Categories: OLD Media Moves

When was this written?

OK, in what decade was the following written? I am deleting the dates to make it harder. Answer is below.

“Newspaper managements took their cue and enlarged space allotments to finance and business news. Under stress of competition, yet mostly because the readership desired it, the stock and bond tables were expanded. Today they are handled with surprising dispatch (and at considerable cost).

“However, the collapse of 19xx not only disillusioned many thousands from speculating with their savings, but also made antiquated the politico-social philosophy and business ethics which characterized the booming 19xx’s. Moreover, wholly new social and economic problems have arisen.

“Markets in stocks, bonds, and major farm commodities are now under the clamp of federal regulation, and the public is spectacularly not ‘in the market.'”

“The public’s mood is changed, and ever-changing Financial and business editing has not kept pace, and the editorial attitude of today is reminiscent of the rampant bull market of a decade ago. Coverage is still focused on the securities markets, however unconcerned most of the readership may be. The New York Stock Exchange is treated as the fountainhead of all news of the business and financial world.

“What about the public, and the ordinary businessman? Popular treatment is little tried. If industrial and banking economics and inherently complex and above the average person’s comprehension, certainly it is highly presumptuous to give them such emphasis without benefit of elucidation and interpretation.

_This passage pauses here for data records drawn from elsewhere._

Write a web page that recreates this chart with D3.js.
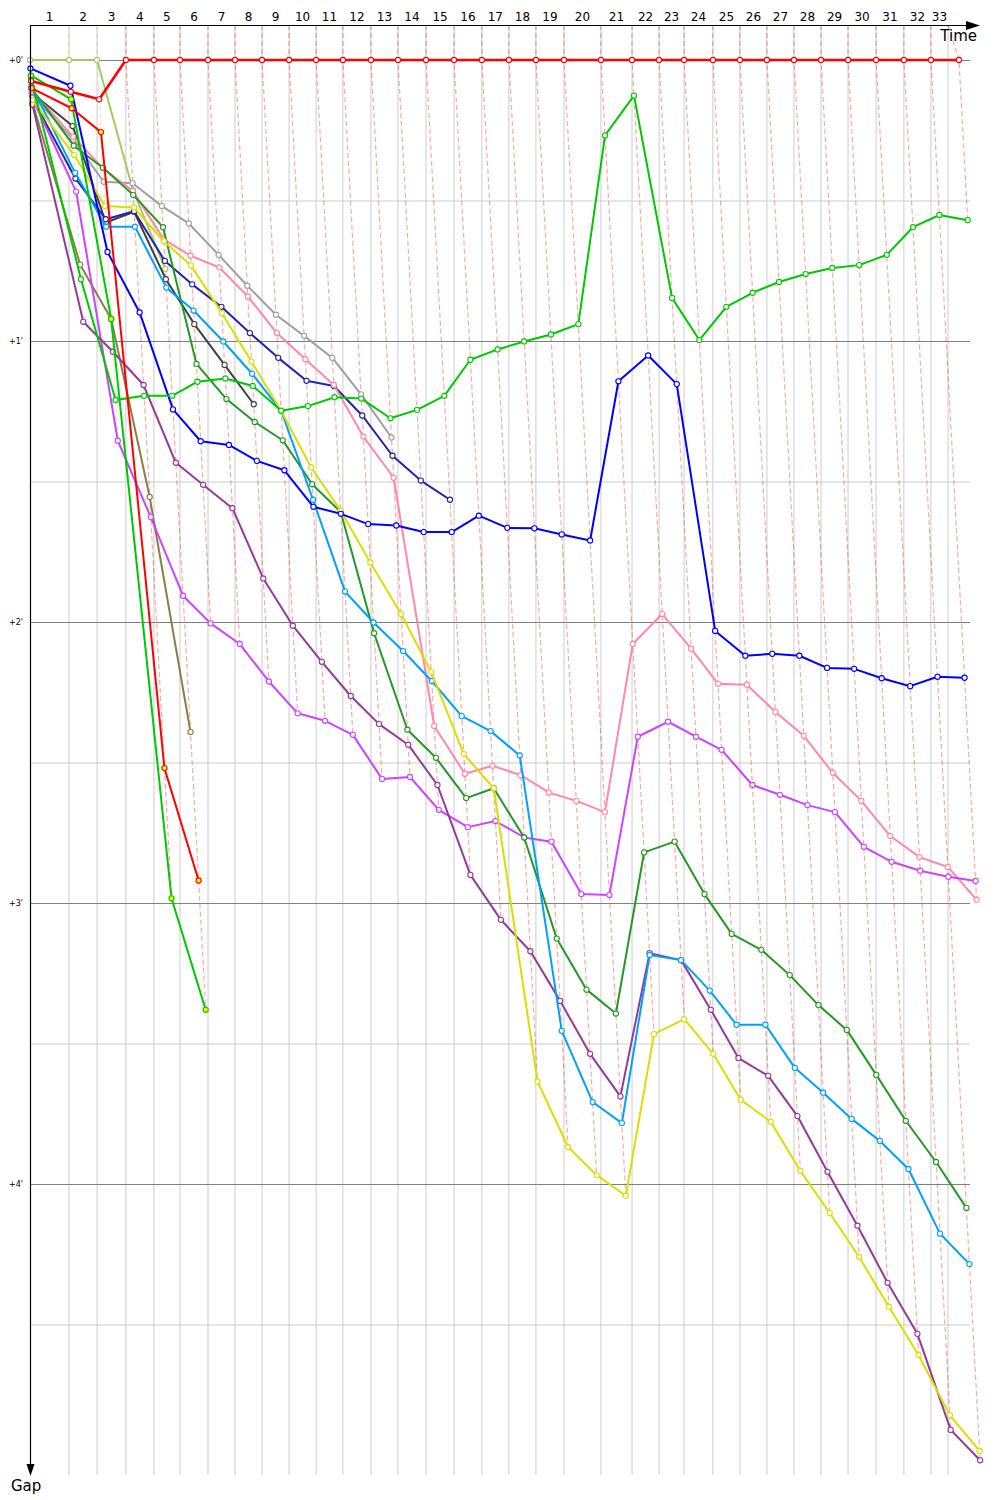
<!DOCTYPE html>
<html><head><meta charset="utf-8">
<script src="https://cdn.jsdelivr.net/npm/d3@7/dist/d3.min.js"></script>
<style>body{margin:0;background:#fff}</style>
</head><body>
<svg id="chart" width="1000" height="1500"></svg>
<script>
// leader crossing time of each lap in seconds (index 0 = start)
var leaderTimes = [0, 153, 263, 376, 486, 588, 698, 804, 910, 1016, 1122, 1227, 1337, 1443, 1553, 1663, 1772, 1878, 1984, 2094,
  2239, 2361, 2467, 2565, 2678, 2784, 2890, 2996, 3102, 3208, 3318, 3427, 3533, 3643];
var timeLimit = 3600;
var lapLabels = d3.range(1, 34);
var minuteTicks = [0, 60, 120, 180, 240];
var halfTicks = [30, 90, 150, 210, 270];

// gap to leader (s) at each lap, one array per car
var gapRed = [4.5, 6.8, 8.4].concat(d3.range(31).map(function () { return 0; }));
var gapLime = [0, 0, 0, 27.8, 44.6];
var gapBlue = [1.8, 5.5, 41.0, 53.9, 74.6, 81.4, 82.2, 85.6, 87.6, 95.4, 96.9, 99.1, 99.4, 100.8, 100.8, 97.3, 99.9, 100.0, 101.3, 102.6,
  68.6, 63.1, 69.2, 121.9, 127.2, 126.8, 127.2, 129.8, 130.0, 132.0, 133.7, 131.7, 131.9];
var gapNavy = [8, 25.3, 34.0, 32.3, 42.9, 47.9, 52.7, 58.3, 63.6, 68.5, 69.6, 75.9, 84.5, 89.8, 93.9];
var gapYellow = [8.5, 20.3, 31.2, 31.5, 38.7, 43.9, 54, 64.4, 74.9, 87.0, 96.2, 107.3, 118.3, 130.7, 148.2, 155.5, 218.1, 232.1, 238.1, 242.5,
  208.0, 204.8, 212.2, 222.0, 226.7, 237.2, 246.2, 255.6, 266.2, 276.5, 289.4, 297.0];
var gapPink = [6.5, 16.4, 23.1, 28, 38.3, 41.8, 44.3, 50.5, 58.3, 63.9, 69.4, 80.4, 89.2, 142.2, 152.4, 150.7, 152.7, 156.4, 158.2, 160.6,
  124.7, 118.3, 125.7, 133.2, 133.4, 139.2, 144.3, 152.2, 158.2, 165.7, 170.2, 172.3, 179.3];
var gapMagenta = [8, 28.1, 81.3, 97.6, 114.4, 120.3, 124.7, 132.7, 139.5, 141.1, 144.1, 153.5, 153.1, 160.1, 163.8, 162.5, 166.0, 166.9, 178.1, 178.3,
  144.5, 141.3, 144.5, 147.3, 154.8, 156.9, 159.1, 160.6, 168.0, 171.2, 173.1, 174.4, 175.3];
var gapPurple = [9.5, 55.9, 62.3, 69.4, 86.0, 90.7, 95.7, 110.7, 120.8, 128.5, 135.8, 141.8, 146.2, 154.8, 174.0, 183.6, 190.3, 200.9, 212.2, 221.3,
  190.7, 192.2, 202.8, 213.1, 216.9, 225.5, 237.4, 248.9, 261.1, 272.0, 292.5, 299.0];
var gapDarkGreen = [6, 18.3, 23, 28.8, 35.7, 64.9, 72.4, 77.3, 81.2, 90.6, 96.5, 122.4, 143.0, 149.0, 157.6, 155.5, 166.0, 187.6, 198.5, 203.6,
  169.2, 166.9, 178.1, 186.6, 190.0, 195.4, 201.8, 207.1, 216.7, 226.5, 235.3, 245.1];
var gapGreen = [3.8, 46.8, 72.6, 71.7, 71.7, 68.7, 68.0, 69.6, 74.9, 73.9, 72.0, 72.3, 76.5, 74.7, 71.7, 64.0, 61.8, 60.1, 58.6, 56.4,
  16.1, 7.6, 50.8, 59.8, 52.7, 49.7, 47.4, 45.7, 44.4, 43.8, 41.6, 35.7, 33.1, 34.2];
var gapGray = [7.5, 17, 26.0, 26.3, 31.2, 34.9, 41.6, 48.2, 54.4, 58.9, 63.6, 71.4, 80.6];
var gapBlack = [7, 14.1, 34.7, 32.4, 46.8, 56.4, 65.1, 73.5];
var gapOlive = [9, 43.7, 55.3, 93.3, 143.5];
var gapGreen2 = [3.3, 8.4, 55.3, 179.0, 202.8];
var gapRed2 = [6, 10.3, 15.4, 151.2, 175.2];
var gapSky = [5.5, 24.1, 35.6, 35.6, 48.6, 53.5, 60.1, 67.0, 74.9, 93.9, 113.5, 120.1, 126.2, 132.6, 140.1, 143.3, 148.5, 207.3, 222.5, 227.0,
  191.1, 192.2, 198.7, 206.0, 206.0, 215.2, 220.5, 226.1, 230.8, 236.8, 250.6, 257.1];

var cars = [
  {gaps: gapLime, color: "#a8c864", fill: "#fff"},
  {gaps: gapOlive, color: "#8a7d46", fill: "#fff"},
  {gaps: gapBlack, color: "#404040", fill: "#fff"},
  {gaps: gapGray, color: "#a0a0a0", fill: "#fff"},
  {gaps: gapNavy, color: "#2424a8", fill: "#fff"},
  {gaps: gapPink, color: "#ff88aa", fill: "#fff"},
  {gaps: gapMagenta, color: "#cc44ff", fill: "#fff"},
  {gaps: gapPurple, color: "#933a9c", fill: "#fff"},
  {gaps: gapDarkGreen, color: "#229922", fill: "#fff"},
  {gaps: gapSky, color: "#00a0ff", fill: "#fff"},
  {gaps: gapYellow, color: "#dddd00", fill: "#fff"},
  {gaps: gapBlue, color: "#0000ff", fill: "#fff"},
  {gaps: gapGreen, color: "#00c800", fill: "#fff"},
  {gaps: gapGreen2, color: "#00c800", fill: "#ffff00"},
  {gaps: gapRed2, color: "#ff0000", fill: "#ffff00"},
  {gaps: gapRed, color: "#ff0000", fill: "#fff", width: 2.6}
];

var svg = d3.select("#chart");
var font = "DejaVu Sans, Verdana, sans-serif";
var plotTop = 25, plotBottom = 1475, plotLeft = 30, plotRight = 970;

var x = d3.scaleLinear().domain([0, timeLimit]).range([30, 948]);
var y = d3.scaleLinear().domain([0, 60]).range([60, 341]);

var gridTimes = leaderTimes.slice(1, 33).concat([timeLimit]);
var bounds = [0].concat(gridTimes);

// grid
svg.append("g").selectAll("line").data(gridTimes).enter().append("line")
  .attr("x1", function (d) { return x(d); }).attr("x2", function (d) { return x(d); })
  .attr("y1", plotTop).attr("y2", plotBottom).attr("stroke", "#cccccc").attr("stroke-width", 1);
svg.append("g").selectAll("line").data(halfTicks).enter().append("line")
  .attr("x1", plotLeft).attr("x2", plotRight).attr("y1", function (d) { return y(d) + 0.5; }).attr("y2", function (d) { return y(d) + 0.5; })
  .attr("stroke", "#cccccc");
svg.append("g").selectAll("line").data(minuteTicks).enter().append("line")
  .attr("x1", plotLeft).attr("x2", plotRight).attr("y1", function (d) { return y(d) + 0.5; }).attr("y2", function (d) { return y(d) + 0.5; })
  .attr("stroke", "#808080");
svg.append("g").selectAll("text").data(minuteTicks).enter().append("text")
  .attr("x", 23).attr("y", function (d) { return y(d) + 3; }).attr("text-anchor", "end")
  .attr("font-family", font).attr("font-size", 8).text(function (d) { return "+" + (d / 60) + "'"; });

// lap columns (dashed, coloured by the leader of that lap)
var lapCols = d3.range(1, 34).map(function (lap) {
  var pts = [];
  var lead = null;
  cars.forEach(function (c) {
    if (lap < c.gaps.length) {
      pts.push([leaderTimes[lap] + c.gaps[lap], c.gaps[lap]]);
      if (c.gaps[lap] === 0) lead = c;
    }
  });
  pts.sort(function (a, b) { return a[1] - b[1]; });
  return {lap: lap, color: lead.color, pts: [[gridTimes[lap - 1], y.invert(plotTop)]].concat(pts)};
});
var colLine = d3.line().x(function (d) { return x(d[0]); }).y(function (d) { return y(d[1]); });
svg.append("g").selectAll("path").data(lapCols).enter().append("path")
  .attr("d", function (d) { return colLine(d.pts); })
  .attr("fill", "none").attr("stroke", function (d) { return d.color; })
  .attr("stroke-opacity", 0.35).attr("stroke-dasharray", "5,3").attr("stroke-width", 1.2);

// car lines
var carLine = d3.line().x(function (d, i) { return x(leaderTimes[i] + d); }).y(function (d) { return y(d); });
var carG = svg.append("g").selectAll("g").data(cars).enter().append("g");
carG.append("path").attr("d", function (c) { return carLine(c.gaps); })
  .attr("fill", "none").attr("stroke", function (c) { return c.color; })
  .attr("stroke-width", function (c) { return c.width || 2; }).attr("stroke-linejoin", "round");
carG.each(function (c) {
  d3.select(this).selectAll("circle").data(c.gaps).enter().append("circle")
    .attr("cx", function (d, i) { return x(leaderTimes[i] + d); }).attr("cy", function (d) { return y(d); })
    .attr("r", 2.6).attr("fill", c.fill).attr("stroke", c.color).attr("stroke-width", 1.1);
});

// axes
svg.append("line").attr("x1", plotLeft).attr("x2", 972).attr("y1", plotTop + 0.5).attr("y2", plotTop + 0.5).attr("stroke", "#000").attr("stroke-width", 1.2);
svg.append("path").attr("d", "M966,21L980,25.5L966,30Z").attr("fill", "#000");
svg.append("line").attr("x1", plotLeft + 0.5).attr("x2", plotLeft + 0.5).attr("y1", plotTop).attr("y2", 1468).attr("stroke", "#000").attr("stroke-width", 1.2);
svg.append("path").attr("d", "M26.5,1464L30.5,1476L34.5,1464Z").attr("fill", "#000");
svg.append("text").attr("x", 977).attr("y", 41).attr("text-anchor", "end").attr("font-family", font).attr("font-size", 15).text("Time");
svg.append("text").attr("x", 11).attr("y", 1491).attr("font-family", font).attr("font-size", 15).text("Gap");

svg.append("g").selectAll("text").data(lapLabels).enter().append("text")
  .attr("x", function (d) { return x((bounds[d - 1] + bounds[d]) / 2); }).attr("y", 21)
  .attr("text-anchor", "middle").attr("font-family", font).attr("font-size", 12).text(function (d) { return d; });
</script>
</body></html>
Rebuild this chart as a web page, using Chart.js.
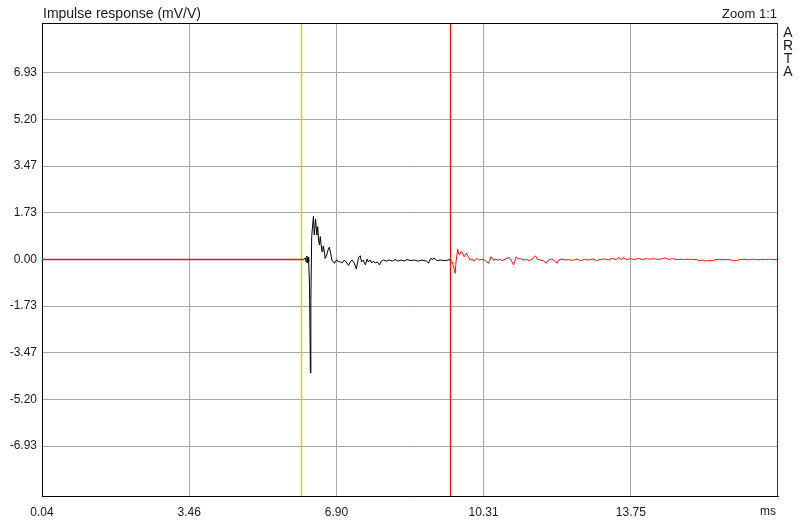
<!DOCTYPE html>
<html>
<head>
<meta charset="utf-8">
<script src="https://cdn.jsdelivr.net/npm/chart.js@4/dist/chart.umd.min.js"></script>
<style>
  html, body { margin: 0; padding: 0; background: #ffffff; }
  canvas { display: block; }
</style>
</head>
<body>
<canvas id="c" width="800" height="522"></canvas>
<script>
// ---- Data (time in ms, impulse response in mV/V) ----
const chartTitle = "Impulse response (mV/V)";
const zoomLabel = "Zoom 1:1";
const brandLetters = ["A", "R", "T", "A"];
const xUnit = "ms";

const xTickValues = [0.04, 3.4675, 6.895, 10.3225, 13.75];
const xTickLabels = ["0.04", "3.46", "6.90", "10.31", "13.75"];
const yTickValues = [6.93, 5.1975, 3.465, 1.7325, 0, -1.7325, -3.465, -5.1975, -6.93];
const yTickLabels = ["6.93", "5.20", "3.47", "1.73", "0.00", "-1.73", "-3.47", "-5.20", "-6.93"];
const xMin = 0.04, xMax = 17.1775;
const yMin = -8.78, yMax = 8.743;

const startCursor = 6.07;   // yellow cursor (ms)
const endCursor = 9.55;     // red cursor (ms)

// before the window (red, flat)
const preTimes  = [0.04, 6.14];
const preValues = [0, 0];

// inside the window (black)
const windowTimes = [6.14, 6.17, 6.19, 6.21, 6.22, 6.24, 6.25, 6.27, 6.29, 6.30, 6.32, 6.34, 6.36, 6.38, 6.41, 6.44,
  6.46, 6.48, 6.50, 6.52, 6.54, 6.56, 6.58, 6.59, 6.62, 6.63, 6.67, 6.70, 6.73, 6.76, 6.79, 6.82, 6.85, 6.88, 6.91,
  6.94, 6.97, 7.01, 7.03, 7.08, 7.12, 7.18, 7.22, 7.26, 7.31, 7.36, 7.39, 7.41, 7.45, 7.48, 7.52, 7.57, 7.61, 7.64,
  7.68, 7.72, 7.76, 7.80, 7.85, 7.90, 7.94, 7.99, 8.06, 8.13, 8.20, 8.26, 8.33, 8.40, 8.47, 8.54, 8.61, 8.71, 8.80,
  8.89, 8.99, 9.04, 9.09, 9.14, 9.17, 9.23, 9.31, 9.41, 9.50, 9.55];
const windowValues = [0, 0.06, -0.09, 0.13, -0.13, 0.09, -0.09, -1.0, -4.21, -1.5, 0.85, 1.24, 1.60, 0.91, 1.50, 0.91,
  1.22, 0.72, 0.54, 0.85, 0.54, 0.29, 0.43, 0.50, 0.24, 0.04, 0.17, 0.35, 0.46, 0.24, -0.02, -0.09, -0.14, -0.04, -0.02,
  -0.09, -0.08, -0.11, -0.13, -0.02, -0.09, -0.22, -0.09, -0.02, -0.13, -0.35, -0.09, 0.06, 0.14, -0.09, -0.02, -0.20, 0.02, -0.09,
  -0.02, -0.13, -0.06, -0.13, -0.09, -0.20, -0.06, -0.02, -0.06, -0.02, -0.06, 0.00, -0.06, -0.02, -0.06, 0.00, -0.04, -0.02, -0.06,
  -0.02, -0.06, -0.13, 0.04, 0.00, 0.06, -0.04, -0.02, -0.04, -0.02, 0];

// after the window (red)
const postTimes = [9.55, 9.58, 9.62, 9.66, 9.68, 9.72, 9.74, 9.76, 9.79, 9.81, 9.84, 9.87, 9.92, 9.97, 10.01, 10.06,
  10.09, 10.13, 10.17, 10.21, 10.27, 10.34, 10.39, 10.44, 10.47, 10.49, 10.53, 10.56, 10.59, 10.65, 10.71, 10.77, 10.83,
  10.91, 10.96, 11.02, 11.05, 11.08, 11.13, 11.18, 11.25, 11.32, 11.39, 11.46, 11.53, 11.57, 11.64, 11.71, 11.78, 11.83,
  11.90, 11.97, 12.03, 12.07, 12.15, 12.23, 12.30, 12.39, 12.48, 12.58, 12.67, 12.76, 12.86, 12.95, 13.04, 13.13, 13.23,
  13.32, 13.41, 13.48, 13.53, 13.58, 13.65, 13.74, 13.83, 13.93, 14.02, 14.11, 14.21, 14.30, 14.39, 14.49, 14.56, 14.63,
  14.72, 14.81, 14.91, 15.00, 15.09, 15.19, 15.28, 15.35, 15.42, 15.49, 15.56, 15.63, 15.70, 15.79, 15.88, 15.98, 16.07,
  16.14, 16.21, 16.30, 16.40, 16.49, 16.58, 16.68, 16.77, 16.86, 16.96, 17.05, 17.14, 17.18];
const postValues = [0, -0.06, -0.24, -0.51, -0.09, 0.38, 0.20, 0.17, 0.28, 0.29, 0.20, 0.10, 0.23, 0.09, -0.02, 0.02,
  -0.07, 0.00, 0.04, -0.02, 0.00, -0.02, -0.07, -0.14, -0.02, 0.10, 0.04, -0.04, 0.02, -0.02, 0.00, -0.04, 0.02,
  0.08, -0.02, -0.20, -0.06, 0.10, 0.02, 0.04, -0.02, 0.00, -0.04, 0.02, 0.14, 0.02, -0.02, -0.04, -0.14, -0.02,
  0.02, -0.04, -0.14, -0.02, 0.02, -0.02, 0.00, -0.04, 0.02, -0.04, 0.00, -0.02, 0.02, -0.04, 0.00, 0.02, -0.01,
  0.04, 0.00, 0.08, -0.02, 0.07, 0.00, 0.03, 0.00, 0.04, 0.00, 0.03, 0.01, 0.03, 0.00, 0.03, 0.06, 0.00,
  0.03, 0.00, 0.01, 0.00, 0.01, 0.00, 0.00, -0.05, -0.02, -0.06, -0.03, -0.05, -0.02, 0.01, -0.01, 0.00, -0.01,
  -0.05, -0.04, 0.00, 0.01, -0.01, 0.01, -0.01, 0.00, 0.00, 0.01, 0.00, 0.00, 0];

// ---- Styles ----
const RED = "#f01010";
const BLACK = "#000000";
const YELLOW = "#d4d420";
const GRID = "#a8a8a8";
const TEXT = "#1a1a1a";
const FONT = "'Liberation Sans', Arial, sans-serif";

function pts(xs, ys) { return xs.map((x, i) => ({ x: x, y: ys[i] })); }

const decorPlugin = {
  id: "decor",
  beforeDatasetsDraw(chart) {
    const { ctx, chartArea: a, scales } = chart;
    ctx.save();
    ctx.lineWidth = 1.5;
    const xs = Math.round(scales.x.getPixelForValue(startCursor)) + 0.5;
    ctx.strokeStyle = YELLOW;
    ctx.beginPath(); ctx.moveTo(xs, a.top); ctx.lineTo(xs, a.bottom); ctx.stroke();
    ctx.lineWidth = 1.25;
    const xe = Math.round(scales.x.getPixelForValue(endCursor)) + 0.5;
    ctx.strokeStyle = RED;
    ctx.beginPath(); ctx.moveTo(xe, a.top); ctx.lineTo(xe, a.bottom); ctx.stroke();
    ctx.restore();
  },
  afterDraw(chart) {
    const { ctx, chartArea: a } = chart;
    ctx.save();
    ctx.lineWidth = 1;
    ctx.strokeStyle = "#000";
    ctx.beginPath();
    ctx.moveTo(Math.round(a.left), Math.round(a.top) - 0.5);
    ctx.lineTo(Math.round(a.right), Math.round(a.top) - 0.5);
    ctx.stroke();
    ctx.strokeStyle = "#333";
    ctx.beginPath();
    ctx.moveTo(Math.round(a.right) - 0.5, Math.round(a.top) - 1);
    ctx.lineTo(Math.round(a.right) - 0.5, Math.round(a.bottom) + 1);
    ctx.stroke();
    ctx.fillStyle = TEXT;
    ctx.textBaseline = "alphabetic";
    ctx.textAlign = "left";
    ctx.font = "14px " + FONT;
    ctx.fillText(chartTitle, a.left + 1, 18);
    ctx.font = "13px " + FONT;
    ctx.textAlign = "right";
    ctx.fillText(zoomLabel, a.right - 1, 18);
    ctx.textAlign = "center";
    ctx.font = "14px " + FONT;
    brandLetters.forEach((ch, i) => ctx.fillText(ch, a.right + 10, 37 + i * 13));
    ctx.font = "12px " + FONT;
    ctx.textBaseline = "middle";
    ctx.fillText(xUnit, a.right - 10, 512);
    ctx.restore();
  }
};

new Chart(document.getElementById("c"), {
  type: "line",
  data: {
    datasets: [
      { data: pts(preTimes, preValues), borderColor: RED, borderWidth: 1.5 },
      { data: pts(windowTimes, windowValues), borderColor: BLACK, borderWidth: 1 },
      { data: pts(postTimes, postValues), borderColor: RED, borderWidth: 1 }
    ].map(d => Object.assign(d, { pointRadius: 0, tension: 0, fill: false }))
  },
  options: {
    responsive: false,
    devicePixelRatio: 1,
    animation: false,
    parsing: false,
    layout: { padding: { top: 24, right: 22, left: 0, bottom: 0 } },
    plugins: { legend: { display: false }, tooltip: { enabled: false }, title: { display: false } },
    scales: {
      x: {
        type: "linear", min: xMin, max: xMax,
        afterBuildTicks: s => { s.ticks = xTickValues.map(v => ({ value: v })); },
        afterFit: s => { s.height = 26; },
        grid: { color: GRID, drawTicks: false, lineWidth: 1 },
        border: { display: true, color: "#000" },
        ticks: {
          padding: 9, color: TEXT, font: { family: FONT, size: 12 }, maxRotation: 0, autoSkip: false,
          callback: (v, i) => xTickLabels[i]
        }
      },
      y: {
        type: "linear", min: yMin, max: yMax,
        afterBuildTicks: s => { s.ticks = yTickValues.map(v => ({ value: v })); },
        afterFit: s => { s.width = 42; },
        grid: {
          color: c => (c.tick && c.tick.value === 0 ? "rgba(0,0,0,0)" : GRID),
          drawTicks: false, lineWidth: 1
        },
        border: { display: true, color: "#000" },
        ticks: {
          padding: 5, color: TEXT, font: { family: FONT, size: 12 }, autoSkip: false,
          callback: (v, i) => yTickLabels[i]
        }
      }
    }
  },
  plugins: [decorPlugin]
});
</script>
</body>
</html>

“There is too much ‘pulse feeling’ in the form of sundry indexes. Week after week these sections are laden with routine reports on excess banking reserves, bank clearings, freight-car loadings, the production of steel, oil, electricity, autos, and so on. Their value as indexes is conceded, but it is the speculator who values them most. How are they as reading matter? Not many heed them, so how can they be deemed of such surpassing importance if few of the public catch their significance, if indeed, they notice them at all?

“An exaggerated importance (as in 19xx) is imputed to the New York Stock Exchange. The news columns are turned over to recapitalization, foreign exchange fluctuations, the mechanics of money and credit, and to legalistic regulations of the SEC.

“This editorial attitude is open to challenge. In the first place, such news is routine and repetitious most of the time. It is technical to the lead reader and lacks popular interest. It is questionable from the broad standpoint of social and public policy. Such narrow scope is not good journalism and as reading matter it is stuffy and unpopular, as xxxxxx’s research has indicated.

“Coverage should envisage the whole panorama of business, industry, and finance – of technology and research; promotion and advertising; retail, wholesale, and foreign trade; problems of management and competition. Anything within the purview of business affairs should be eligible. The editing should be reader-minded and not investor-minded. And when covered it should not be as trade news but as popular reading matter.”

So, what decade was this written?

a.) 1970s.

b.) 2000s

c.) 1930s

d.) 1960s

The answer is:

C. And it was written by Howard Carswell, a business journalist for The Wall Street Journal and some other New York newspapers, in The Public Opinion Quarterly, in 1938.

But change some of the wording, and it could have easily been written in the last four years, don’t you think? What scares me is that it sounds as if the same problems existed in business journalism 70 years ago as exist today.